Foi profundamente assumido pela presidente da Comissão Europeia, Ursula von der Leyen, a solidariedade crescente de todos os países que formaram os princípios da ONU.
O sacrifício crescente das vítimas está rodeado de veneração dos que assumem o novo futuro.
E neste ameaçado grupo estão jovens numerosos que serão vítimas do sacrifício imposto pela evidente loucura do responsável das agressões.
É exemplo da exigência da intervenção em defesa do direito e instituições globais, procurando legar aos jovens que sobrevivam e que devem ser salvaguardados palavras que há anos, que eram de esperança, proferi.
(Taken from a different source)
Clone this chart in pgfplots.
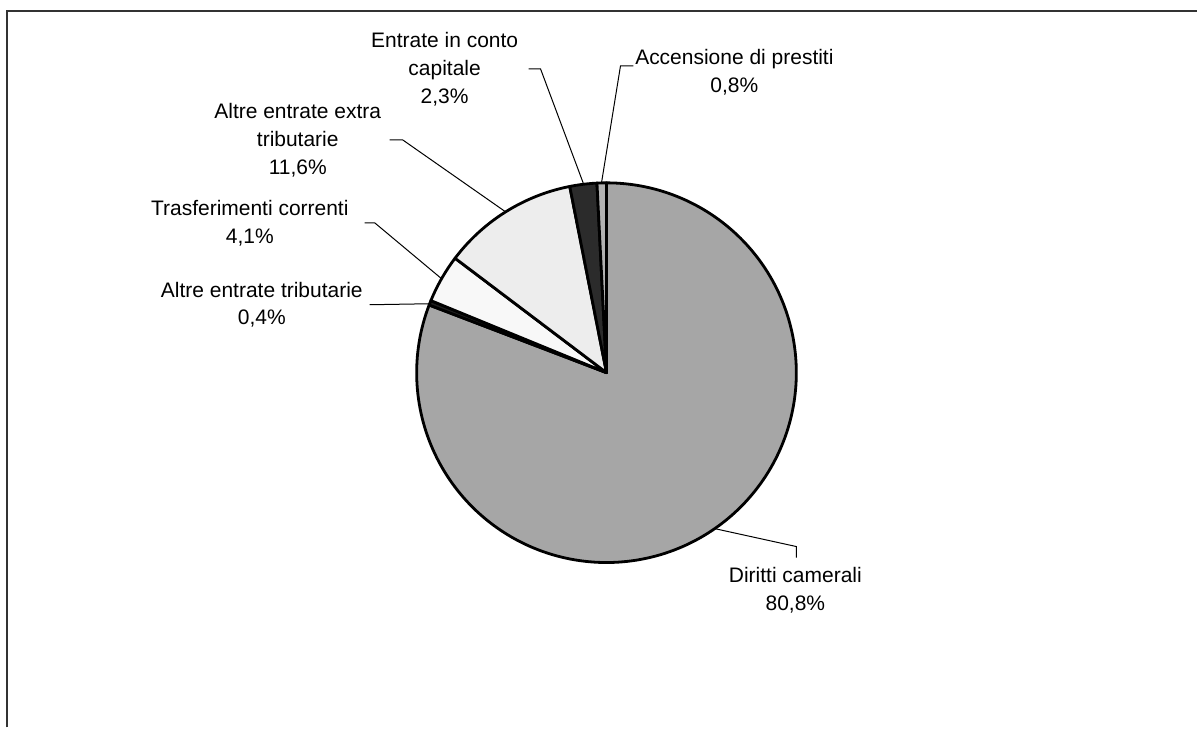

Estou com o desgosto de já não poder contribuir, de algum limitado modo, para o desafio que a universidade assume e enfrenta não desanimando perante as restrições, no sentido de não ver diminuído o seu papel institucional, a sua natureza de alicerce da soberania portuguesa igual na dignidade das nações, a sua capacidade de fazer avançar o saber e o saber fazer, de, enfim, assumir a quarta dimensão que os tempos lhe impõem, que é a de conseguir definir a estrutura, interdependências e consequencialismos do globalismo que tão severamente ataca a dignidade dos povos, e sobretudo um desafio severo no que respeita ao povo que é o nosso, nesta terra que, no dizer do patriarca D. Manuel Clemente, nos calhou ou em que encalhámos.
A nossa geração tem mais do que motivos para se interrogar sobre se fez tudo o que poderia ter feito para que o legado que deixa aos jovens, que enfrentam a difícil tarefa de redefinir um futuro, para não tornar este tão indecifrável e difícil.
Mas também espero da sua humana generosidade e compreensão que entendam como a nossa tarefa não foi fácil e espero que fique pelo menos o exemplo da não desistência."